The chief executive of the leading UBS bank, Sergio Ermotti, has criticised the Swiss government for its lack of transparency and caving in to pressure from other countries.

He said the government had failed to win assurances from other countries that Swiss banks are not being taken to court over mistakes of the past.

“We need a coherent approach about our past policy,” he told the SonntagsZeitung and Le Matin Dimanche newspapers.

He said it was unacceptable that Switzerland hands over bank client and bank employee data in suspected cases of tax fraud dating back to the past, because the government failed to close loopholes in bilateral agreements.

“This will pave the way for a new offensive against Swiss banks,” he is quoted as saying.

Ermotti comments come in the wake of a request for legal assistance from France asking UBS to transfer client information. The Federal Tax Authority last week ordered the bank to comply.

He said UBS will challenge the decision in court as there is no legal basis.

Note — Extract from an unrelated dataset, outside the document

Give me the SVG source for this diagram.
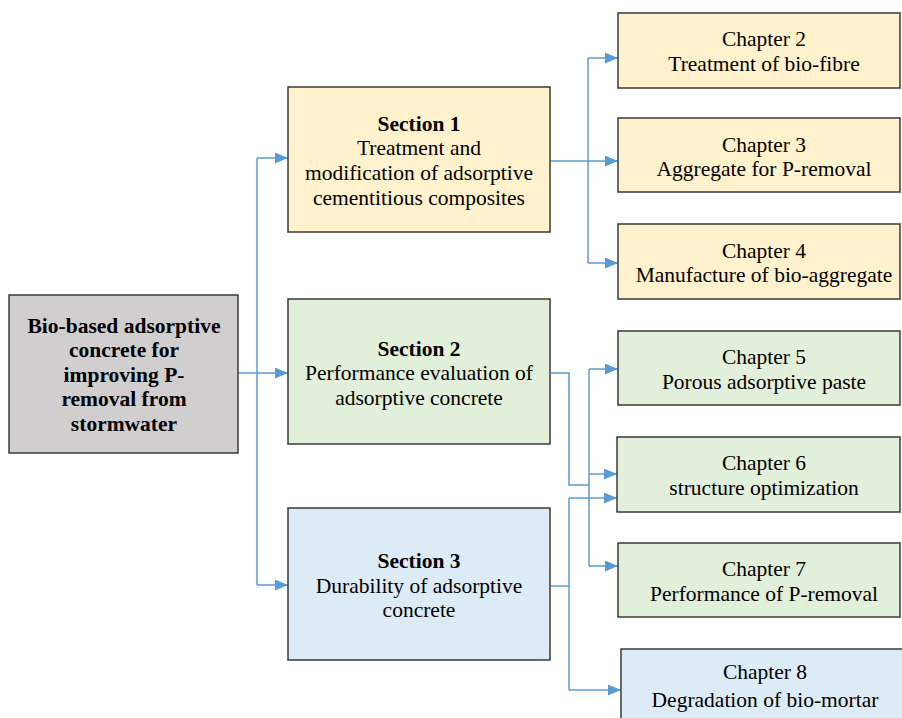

“We can’t be obliged to hand over data according to an agreement with France,” Ermotti argues. “We want to ascertain that our client stand a fair chance to defend themselves before any information is passed on. Also we want legal security.”

In the wide ranging interview, Ermotti indirectly criticises the former finance minister, Eveline Widmer-Schlumpf. But he also blames the current government of ignoring the result of last October’s parliamentary elections.

Two weeks ago, Ermotti warned that massive regulations would seriously harm Switzerland’s financial sector.

Credit Suisse

In another development, the CEO of the Credit Suisse bank, Tidjane Thiam, has called for patience despite a steep drop in the prices of CS shares since he took over a year ago.

He said the bank needed time to apply planned reforms.

Thiam said the aim was not to a most favourable share price at short notice but the implementation of a long-term strategy, according to the NZZ am Sonntag newspaper.